#### AIM
Drop every picture, then transcribe the remaining data exactly.

#### SOURCE EXCERPT
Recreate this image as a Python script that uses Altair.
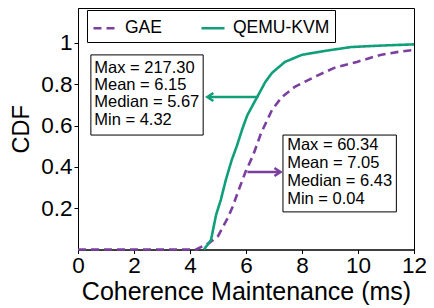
import altair as alt
import pandas as pd

# ---- data ----
series_names = ["GAE", "QEMU-KVM"]
series_colors = ["#7b3fa0", "#119e7a"]

gae_x = [0, 4.22, 4.68, 5.0, 5.35, 5.52, 5.74, 5.98, 6.26, 6.54, 6.76, 6.93, 7.28, 7.74, 8.44, 9.15, 9.96, 10.80, 11.5, 12.0]
gae_y = [0, 0, 0.031, 0.065, 0.153, 0.206, 0.288, 0.375, 0.458, 0.564, 0.627, 0.676, 0.738, 0.787, 0.835, 0.879, 0.908, 0.942, 0.958, 0.966]

qemu_x = [4.5, 4.75, 4.93, 5.10, 5.28, 5.49, 5.67, 5.88, 6.05, 6.40, 6.69, 6.93, 7.39, 7.99, 8.80, 9.75, 10.80, 12.0]
qemu_y = [0, 0.046, 0.167, 0.24, 0.337, 0.433, 0.50, 0.588, 0.651, 0.738, 0.811, 0.855, 0.908, 0.942, 0.961, 0.98, 0.987, 0.993]

x_ticks = [0, 2, 4, 6, 8, 10, 12]
y_ticks = [0.2, 0.4, 0.6, 0.8, 1]

qemu_stats = ["Max = 217.30", "Mean = 6.15", "Median = 5.67", "Min = 4.32"]
gae_stats = ["Max = 60.34", "Mean = 7.05", "Median = 6.43", "Min = 0.04"]

FONT = "Liberation Sans"

lines_df = pd.DataFrame(
    {"x": gae_x + qemu_x, "y": gae_y + qemu_y,
     "series": ["GAE"] * len(gae_x) + ["QEMU-KVM"] * len(qemu_x)}
)

xs = alt.Scale(domain=[0, 12], nice=False)
ys = alt.Scale(domain=[0, 1.169], nice=False)

def make_legend():
    return alt.Legend(title=None, orient="none", legendX=9, legendY=2,
                      direction="horizontal", symbolType="stroke",
                      symbolSize=530, symbolStrokeWidth=2.6,
                      labelFontSize=17.5, labelFont=FONT, labelOffset=7,
                      columnPadding=34, padding=5, strokeColor="black",
                      fillColor="white", labelColor="black")

lines = alt.Chart(lines_df).mark_line(strokeWidth=2.6).encode(
    x=alt.X("x:Q", scale=xs,
            axis=alt.Axis(values=x_ticks, title="Coherence Maintenance (ms)", grid=False,
                          labelFontSize=22.5, titleFontSize=25, tickSize=4, labelPadding=1,
                          labelFlush=False, titlePadding=2, labelFont=FONT, titleFont=FONT,
                          titleFontWeight="normal", domainColor="black", tickColor="black",
                          labelColor="black", titleColor="black")),
    y=alt.Y("y:Q", scale=ys,
            axis=alt.Axis(values=y_ticks, title="CDF", grid=False, format="~g",
                          labelFontSize=22.5, titleFontSize=23.5, tickSize=4, labelPadding=2,
                          labelFlush=False, titlePadding=7, labelFont=FONT, titleFont=FONT,
                          titleFontWeight="normal", domainColor="black", tickColor="black",
                          labelColor="black", titleColor="black")),
    color=alt.Color("series:N", scale=alt.Scale(domain=series_names, range=series_colors),
                    legend=make_legend()),
    strokeDash=alt.StrokeDash("series:N",
                              scale=alt.Scale(domain=series_names, range=[[8, 5], [1, 0]]),
                              legend=make_legend()),
)

# annotation boxes (data coordinates)
boxes_df = pd.DataFrame({"x": [0.46, 7.32], "x2": [4.47, 11.37], "y": [0.942, 0.554], "y2": [0.554, 0.182]})
boxes = alt.Chart(boxes_df).mark_rect(fill="white", stroke="black", strokeWidth=1).encode(
    x=alt.X("x:Q", scale=xs), x2="x2:Q", y=alt.Y("y:Q", scale=ys), y2="y2:Q")

text_df = pd.DataFrame({
    "t": qemu_stats + gae_stats,
    "x": [0.58] * 4 + [7.47] * 4,
    "y": [0.879, 0.797, 0.714, 0.627, 0.506, 0.419, 0.332, 0.245],
})
texts = alt.Chart(text_df).mark_text(align="left", baseline="middle", fontSize=16.5,
                                     font=FONT, color="black").encode(
    x=alt.X("x:Q", scale=xs), y=alt.Y("y:Q", scale=ys), text="t:N")

arrows_df = pd.DataFrame({"x": [6.44, 6.05], "x2": [4.66, 7.19], "y": [0.738, 0.375],
                          "series": ["QEMU-KVM", "GAE"]})
arrow_lines = alt.Chart(arrows_df).mark_rule(strokeWidth=2.6).encode(
    x=alt.X("x:Q", scale=xs), x2="x2:Q", y=alt.Y("y:Q", scale=ys),
    color=alt.Color("series:N", scale=alt.Scale(domain=series_names, range=series_colors), legend=None))

head_left = alt.Chart(pd.DataFrame({"x": [4.62], "y": [0.738]})).mark_point(
    shape="M 1.5 -1 L 0 0 L 1.5 1", size=64, filled=False, strokeWidth=2.6,
    color=series_colors[1], opacity=1).encode(x=alt.X("x:Q", scale=xs), y=alt.Y("y:Q", scale=ys))
head_right = alt.Chart(pd.DataFrame({"x": [7.23], "y": [0.375]})).mark_point(
    shape="M -1.5 -1 L 0 0 L -1.5 1", size=64, filled=False, strokeWidth=2.6,
    color=series_colors[0], opacity=1).encode(x=alt.X("x:Q", scale=xs), y=alt.Y("y:Q", scale=ys))

chart = alt.layer(lines, boxes, texts, arrow_lines, head_left, head_right).properties(
    width=336, height=241.5, autosize=alt.AutoSizeParams(type="none"),
    padding={"left": 70, "top": 0, "right": 12, "bottom": 56}, background="white",
).configure_view(stroke="black", strokeWidth=1)

chart.save("out.html", embed_options={"renderer": "svg", "actions": False})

#### THE REPLY
Recreate this image as a Python script that uses Altair.
import altair as alt
import pandas as pd

# ---- data ----
series_names = ["GAE", "QEMU-KVM"]
series_colors = ["#7b3fa0", "#119e7a"]

gae_x = [0, 4.22, 4.68, 5.0, 5.35, 5.52, 5.74, 5.98, 6.26, 6.54, 6.76, 6.93, 7.28, 7.74, 8.44, 9.15, 9.96, 10.80, 11.5, 12.0]
gae_y = [0, 0, 0.031, 0.065, 0.153, 0.206, 0.288, 0.375, 0.458, 0.564, 0.627, 0.676, 0.738, 0.787, 0.835, 0.879, 0.908, 0.942, 0.958, 0.966]

qemu_x = [4.5, 4.75, 4.93, 5.10, 5.28, 5.49, 5.67, 5.88, 6.05, 6.40, 6.69, 6.93, 7.39, 7.99, 8.80, 9.75, 10.80, 12.0]
qemu_y = [0, 0.046, 0.167, 0.24, 0.337, 0.433, 0.50, 0.588, 0.651, 0.738, 0.811, 0.855, 0.908, 0.942, 0.961, 0.98, 0.987, 0.993]

x_ticks = [0, 2, 4, 6, 8, 10, 12]
y_ticks = [0.2, 0.4, 0.6, 0.8, 1]

qemu_stats = ["Max = 217.30", "Mean = 6.15", "Median = 5.67", "Min = 4.32"]
gae_stats = ["Max = 60.34", "Mean = 7.05", "Median = 6.43", "Min = 0.04"]

FONT = "Liberation Sans"

lines_df = pd.DataFrame(
    {"x": gae_x + qemu_x, "y": gae_y + qemu_y,
     "series": ["GAE"] * len(gae_x) + ["QEMU-KVM"] * len(qemu_x)}
)

xs = alt.Scale(domain=[0, 12], nice=False)
ys = alt.Scale(domain=[0, 1.169], nice=False)

def make_legend():
    return alt.Legend(title=None, orient="none", legendX=9, legendY=2,
                      direction="horizontal", symbolType="stroke",
                      symbolSize=530, symbolStrokeWidth=2.6,
                      labelFontSize=17.5, labelFont=FONT, labelOffset=7,
                      columnPadding=34, padding=5, strokeColor="black",
                      fillColor="white", labelColor="black")

lines = alt.Chart(lines_df).mark_line(strokeWidth=2.6).encode(
    x=alt.X("x:Q", scale=xs,
            axis=alt.Axis(values=x_ticks, title="Coherence Maintenance (ms)", grid=False,
                          labelFontSize=22.5, titleFontSize=25, tickSize=4, labelPadding=1,
                          labelFlush=False, titlePadding=2, labelFont=FONT, titleFont=FONT,
                          titleFontWeight="normal", domainColor="black", tickColor="black",
                          labelColor="black", titleColor="black")),
    y=alt.Y("y:Q", scale=ys,
            axis=alt.Axis(values=y_ticks, title="CDF", grid=False, format="~g",
                          labelFontSize=22.5, titleFontSize=23.5, tickSize=4, labelPadding=2,
                          labelFlush=False, titlePadding=7, labelFont=FONT, titleFont=FONT,
                          titleFontWeight="normal", domainColor="black", tickColor="black",
                          labelColor="black", titleColor="black")),
    color=alt.Color("series:N", scale=alt.Scale(domain=series_names, range=series_colors),
                    legend=make_legend()),
    strokeDash=alt.StrokeDash("series:N",
                              scale=alt.Scale(domain=series_names, range=[[8, 5], [1, 0]]),
                              legend=make_legend()),
)

# annotation boxes (data coordinates)
boxes_df = pd.DataFrame({"x": [0.46, 7.32], "x2": [4.47, 11.37], "y": [0.942, 0.554], "y2": [0.554, 0.182]})
boxes = alt.Chart(boxes_df).mark_rect(fill="white", stroke="black", strokeWidth=1).encode(
    x=alt.X("x:Q", scale=xs), x2="x2:Q", y=alt.Y("y:Q", scale=ys), y2="y2:Q")

text_df = pd.DataFrame({
    "t": qemu_stats + gae_stats,
    "x": [0.58] * 4 + [7.47] * 4,
    "y": [0.879, 0.797, 0.714, 0.627, 0.506, 0.419, 0.332, 0.245],
})
texts = alt.Chart(text_df).mark_text(align="left", baseline="middle", fontSize=16.5,
                                     font=FONT, color="black").encode(
    x=alt.X("x:Q", scale=xs), y=alt.Y("y:Q", scale=ys), text="t:N")

arrows_df = pd.DataFrame({"x": [6.44, 6.05], "x2": [4.66, 7.19], "y": [0.738, 0.375],
                          "series": ["QEMU-KVM", "GAE"]})
arrow_lines = alt.Chart(arrows_df).mark_rule(strokeWidth=2.6).encode(
    x=alt.X("x:Q", scale=xs), x2="x2:Q", y=alt.Y("y:Q", scale=ys),
    color=alt.Color("series:N", scale=alt.Scale(domain=series_names, range=series_colors), legend=None))

head_left = alt.Chart(pd.DataFrame({"x": [4.62], "y": [0.738]})).mark_point(
    shape="M 1.5 -1 L 0 0 L 1.5 1", size=64, filled=False, strokeWidth=2.6,
    color=series_colors[1], opacity=1).encode(x=alt.X("x:Q", scale=xs), y=alt.Y("y:Q", scale=ys))
head_right = alt.Chart(pd.DataFrame({"x": [7.23], "y": [0.375]})).mark_point(
    shape="M -1.5 -1 L 0 0 L -1.5 1", size=64, filled=False, strokeWidth=2.6,
    color=series_colors[0], opacity=1).encode(x=alt.X("x:Q", scale=xs), y=alt.Y("y:Q", scale=ys))

chart = alt.layer(lines, boxes, texts, arrow_lines, head_left, head_right).properties(
    width=336, height=241.5, autosize=alt.AutoSizeParams(type="none"),
    padding={"left": 70, "top": 0, "right": 12, "bottom": 56}, background="white",
).configure_view(stroke="black", strokeWidth=1)

chart.save("out.html", embed_options={"renderer": "svg", "actions": False})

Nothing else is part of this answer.